How do you determine what will strike? That’s beside the point – because we don’t. The output of a typical ideation session could generate 20-1000’s of concepts, and you may have no idea which will become the big ideas. Or if there even is one in there. Once the idea is created and captured, however, this will trigger “implementation thinking” – now that it’s out there and formed, then someone, most likely the inventor, will drive to see that idea become reality. In this way, all ideas, unless they are fantasy, will happen, the trick is to guess when.
To guess when we need to be highly cognizant of the world. To actively seek signals which match up as precursors to this idea. Things that, when taken to a next logical (or even illogical step) will show us an embryonic version of the idea. Once we see that, it is the best time to start looking at building the capability to deliver that idea, or if that capability is available, then the ability to build those combinations and get to that idea.
The Most Disruptive Innovation Can Start With Zero Demand
We hear a lot about profitability and ROI in my business – some of my clients innovation groups need to continually justify their existence day-in and day-out, since, for some reason, every innovation initiative always seems to need to be tied back to some level of profitability – it needs to cut costs or increase revenues out of the gate (or even before the gate) before we can even think about it.
The drum beats for ROI are loud and clear – we get it. No one likes to feel like that they are “wasting money”, which for some reason seems to be the excuse for innovation initiatives which don’t beget at least billion-dollar businesses. However, nothing spent fostering a culture of innovation and creating new products, services, and process improvements is wasted.
Where does innovation come from?
1) Most truly disruptive and incredibly successful innovative new products do not have an ROI, simply because they have zero demand when they launch. The product or service never existed before, and it may not even address a problem. Take, for example, the iPhone. The iPhone may have been the last truly independently generated product, but how can you calculate the ROI of a product which no one has ever seen before, and solves no specific problem? It’s a phone, a mini touchscreen tablet, a camera, and a computing platform all on one, and it sprang forth from Steve Jobs and his team’s imagination. No one knew that they needed one until they saw it, and everyone now needs one. The iPhone was developed secretly, and there were no users studies, there were no focus groups. There was no idea that it would fly and be the success that it was. Steve took a risk, and it paid off.

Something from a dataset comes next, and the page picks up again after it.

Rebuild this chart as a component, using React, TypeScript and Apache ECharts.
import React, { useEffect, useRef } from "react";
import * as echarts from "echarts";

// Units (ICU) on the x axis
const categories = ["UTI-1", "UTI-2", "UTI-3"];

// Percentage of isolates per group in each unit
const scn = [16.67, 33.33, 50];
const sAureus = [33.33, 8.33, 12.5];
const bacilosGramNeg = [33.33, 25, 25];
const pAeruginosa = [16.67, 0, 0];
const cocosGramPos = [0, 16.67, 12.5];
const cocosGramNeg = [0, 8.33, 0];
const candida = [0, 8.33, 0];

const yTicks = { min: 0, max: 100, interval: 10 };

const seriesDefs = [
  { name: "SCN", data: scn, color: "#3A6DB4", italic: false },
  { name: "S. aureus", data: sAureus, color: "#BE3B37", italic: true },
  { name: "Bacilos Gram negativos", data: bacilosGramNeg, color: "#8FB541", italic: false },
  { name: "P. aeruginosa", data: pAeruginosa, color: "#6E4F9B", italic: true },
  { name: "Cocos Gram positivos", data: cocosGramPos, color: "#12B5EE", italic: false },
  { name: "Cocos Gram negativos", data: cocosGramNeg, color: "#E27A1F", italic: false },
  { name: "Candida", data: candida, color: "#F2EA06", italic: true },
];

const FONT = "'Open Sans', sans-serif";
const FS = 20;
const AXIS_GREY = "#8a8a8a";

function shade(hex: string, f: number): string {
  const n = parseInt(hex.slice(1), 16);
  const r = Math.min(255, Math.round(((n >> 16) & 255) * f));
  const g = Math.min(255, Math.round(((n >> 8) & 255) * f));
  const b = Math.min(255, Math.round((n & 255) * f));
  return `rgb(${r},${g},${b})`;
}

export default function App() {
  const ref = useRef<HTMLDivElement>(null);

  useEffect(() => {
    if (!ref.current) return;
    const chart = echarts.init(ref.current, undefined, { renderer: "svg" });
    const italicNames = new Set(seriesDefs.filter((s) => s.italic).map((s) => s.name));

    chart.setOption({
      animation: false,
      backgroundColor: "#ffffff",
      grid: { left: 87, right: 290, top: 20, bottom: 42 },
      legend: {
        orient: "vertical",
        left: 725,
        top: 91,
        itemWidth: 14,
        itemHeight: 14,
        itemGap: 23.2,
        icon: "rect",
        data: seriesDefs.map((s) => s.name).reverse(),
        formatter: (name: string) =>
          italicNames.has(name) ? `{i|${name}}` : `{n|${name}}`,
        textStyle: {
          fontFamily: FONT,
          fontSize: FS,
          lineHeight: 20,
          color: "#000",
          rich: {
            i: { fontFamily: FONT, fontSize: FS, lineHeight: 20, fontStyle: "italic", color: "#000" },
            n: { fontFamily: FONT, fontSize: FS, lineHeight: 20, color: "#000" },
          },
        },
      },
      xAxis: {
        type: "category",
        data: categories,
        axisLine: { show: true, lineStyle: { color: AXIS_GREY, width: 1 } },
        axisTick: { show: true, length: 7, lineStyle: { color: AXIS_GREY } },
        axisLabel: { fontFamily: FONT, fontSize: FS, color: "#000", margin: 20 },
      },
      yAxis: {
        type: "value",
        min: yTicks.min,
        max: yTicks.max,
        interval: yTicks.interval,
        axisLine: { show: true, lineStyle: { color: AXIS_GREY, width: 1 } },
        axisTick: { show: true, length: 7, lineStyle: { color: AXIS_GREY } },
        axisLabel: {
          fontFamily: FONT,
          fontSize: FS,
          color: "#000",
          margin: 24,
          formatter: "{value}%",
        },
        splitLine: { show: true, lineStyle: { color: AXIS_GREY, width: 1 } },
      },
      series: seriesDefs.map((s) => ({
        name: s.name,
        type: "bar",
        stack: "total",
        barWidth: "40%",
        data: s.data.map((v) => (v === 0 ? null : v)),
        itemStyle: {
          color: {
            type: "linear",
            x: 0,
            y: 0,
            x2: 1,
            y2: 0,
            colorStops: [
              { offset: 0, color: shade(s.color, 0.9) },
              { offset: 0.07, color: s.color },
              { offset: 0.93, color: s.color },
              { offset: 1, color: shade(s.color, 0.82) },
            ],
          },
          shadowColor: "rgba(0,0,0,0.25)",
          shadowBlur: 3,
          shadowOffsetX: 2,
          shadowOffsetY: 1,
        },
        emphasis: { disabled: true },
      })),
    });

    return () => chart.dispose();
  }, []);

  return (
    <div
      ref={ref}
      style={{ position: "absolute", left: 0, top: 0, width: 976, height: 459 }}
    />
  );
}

2) What if you are doing something so out there that you have no idea what will happen? Take something like Twitter – which has rapidly become THE premier communications tool for the US President, and many others. It has become the source for breaking news and crowdsourced reporting. No one had any idea of ROI when Odeo developed and launched Twitter. They thought it might be a cool adjunct for their podcasting service. They had little idea of who would use the service and for what, and its grown from nothing to be one of the powerhouses of social media. Today, you can almost not even imagine a world without Twitter, and its many, many social media variants.
3) No one is saying that the only innovation is innovation without an ROI – we don’t chase fairy dust either. All we are saying is that your innovation team should have a healthy mix of both kinds of initiatives – the solid, pragmatic incremental bread-and-butter stuff which visibly contributes directly to the bottom line, as well as a cool, edgy, interesting stuff which doesn’t have a well-defined market or ROI. There are tons of well established, multi-billion-dollar companies which were based on an untried, untested idea which just captured the hearts and minds of as yet unidentified market. Plus, it has never been easier to spin up and test a quick proof-of-concept with the tools and frameworks of today.

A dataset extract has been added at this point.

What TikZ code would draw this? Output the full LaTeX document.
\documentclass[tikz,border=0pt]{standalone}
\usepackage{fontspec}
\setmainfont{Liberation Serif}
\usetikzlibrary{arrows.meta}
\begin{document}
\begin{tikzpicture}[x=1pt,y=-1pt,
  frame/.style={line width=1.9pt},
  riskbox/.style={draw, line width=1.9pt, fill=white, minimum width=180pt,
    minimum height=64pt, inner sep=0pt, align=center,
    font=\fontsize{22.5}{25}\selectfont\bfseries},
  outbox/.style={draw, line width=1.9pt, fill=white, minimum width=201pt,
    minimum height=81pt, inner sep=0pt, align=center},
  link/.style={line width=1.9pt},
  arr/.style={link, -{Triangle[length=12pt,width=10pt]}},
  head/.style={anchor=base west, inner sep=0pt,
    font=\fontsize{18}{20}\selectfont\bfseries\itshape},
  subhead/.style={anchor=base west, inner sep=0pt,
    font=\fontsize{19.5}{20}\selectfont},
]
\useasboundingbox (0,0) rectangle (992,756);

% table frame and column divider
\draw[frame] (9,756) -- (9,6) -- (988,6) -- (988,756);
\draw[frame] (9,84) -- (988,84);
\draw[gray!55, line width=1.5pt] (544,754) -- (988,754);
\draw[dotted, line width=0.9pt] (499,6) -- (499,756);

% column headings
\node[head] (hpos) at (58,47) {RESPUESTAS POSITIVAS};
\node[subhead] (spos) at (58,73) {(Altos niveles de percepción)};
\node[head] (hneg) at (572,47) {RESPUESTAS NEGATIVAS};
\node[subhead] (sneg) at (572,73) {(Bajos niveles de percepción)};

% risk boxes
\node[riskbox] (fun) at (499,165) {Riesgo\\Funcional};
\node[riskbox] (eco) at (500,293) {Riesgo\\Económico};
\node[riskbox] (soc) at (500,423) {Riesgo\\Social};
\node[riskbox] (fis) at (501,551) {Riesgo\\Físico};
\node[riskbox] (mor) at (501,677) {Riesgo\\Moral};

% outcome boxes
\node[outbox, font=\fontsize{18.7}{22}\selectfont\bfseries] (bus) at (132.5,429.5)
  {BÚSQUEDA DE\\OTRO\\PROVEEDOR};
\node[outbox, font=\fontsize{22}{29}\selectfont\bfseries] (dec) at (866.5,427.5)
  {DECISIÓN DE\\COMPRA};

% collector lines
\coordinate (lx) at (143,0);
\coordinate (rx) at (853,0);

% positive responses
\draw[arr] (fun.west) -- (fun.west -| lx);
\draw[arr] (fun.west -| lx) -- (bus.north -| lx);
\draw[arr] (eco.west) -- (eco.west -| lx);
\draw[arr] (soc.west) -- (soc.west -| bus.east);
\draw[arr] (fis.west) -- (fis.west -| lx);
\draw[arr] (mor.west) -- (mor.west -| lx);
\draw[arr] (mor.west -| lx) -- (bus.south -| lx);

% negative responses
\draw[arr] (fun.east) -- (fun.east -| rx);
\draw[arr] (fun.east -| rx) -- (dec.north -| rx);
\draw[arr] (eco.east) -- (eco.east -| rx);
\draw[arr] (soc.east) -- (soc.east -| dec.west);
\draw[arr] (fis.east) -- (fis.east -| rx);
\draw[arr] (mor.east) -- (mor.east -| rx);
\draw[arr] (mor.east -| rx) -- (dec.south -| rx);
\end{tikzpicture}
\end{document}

There’s no excuse – your lab needs a good mix of grounded stuff and moonshots to be as effective as they can be.
Recognizing the future is tough but not impossible.

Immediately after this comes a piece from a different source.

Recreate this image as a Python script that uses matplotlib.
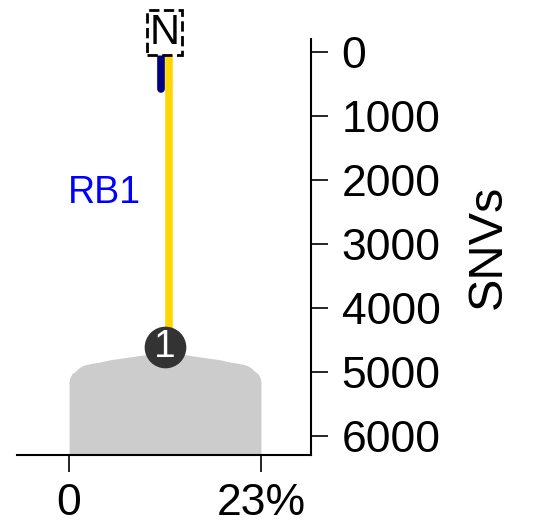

Many people say that predicting the future is hard. It is – there are few of us who can take the myriad signals and drivers of today and successfully map them to a tomorrow which may happen.
Although, personally I believe that everything that we have envisioned will happen (no matter how crazy it might seem right now), we just don’t know when. As I’ve said, being a futurist is like being a meteorologist, you are usually always right, just at the wrong time.
For example, I made several predictions as part of a futurist program at one of our major clients 10 years ago. About half of them have already happened (although they are not called the same thing), some are in progress, and others have yet to begin happening. For the half which is happening today, most are not named anywhere near the same, and while some map to the spirit of the original prediction, they may be implemented in a completely different way.
So how do you recognize the future? How can you look around, or come across these clues which will lead to major changes? How will you know which of these truly have long lasting staying power, and should be invested in, where others are just fads which will fade?
There are certain attributes which these signals have which help to indicate that they will be something which may become the future.
For example, who could have predicted that the e-commerce industry would be as big as it is today, compared to Amazon of 1999, which looked like a guy behind a makeshift desk at a single computer with an “Amazon.com” banner over his head (I’m sure that you’ve seen the picture)?
How To Review The Clues.
You must look at these clues with both your heart and your head.
Start with instinct – take the clue in front of you and think about it. Can you project it into the future? Can you see it evolving into something, new, different, important, powerful? What does your gut say?
Next, can this thing become a platform? Can it turn into something that others can use as a tool to do other things, beyond its original intent?
Next, think about what a future version of this signal will solve. Is there a current problem it’s addressing, or is it like most innovations, solving a problem which we did not know was there? Does it seem like a doorway to a whole new ecosystem of some still undefined other place?
Next, does it make you feel a little queasy? Is it unsettling or “creepy”? Does it sit on (or over) the edge of acceptability? Then it may be truly innovative, and therefore, part of the future.
Identifying clues to the future will now let you address them – if this future is going to happen (and it may) then what steps should you be taking to ensure your companies continued survival. Recognizing the future is not easy, but its also essential for you the survive and thrive.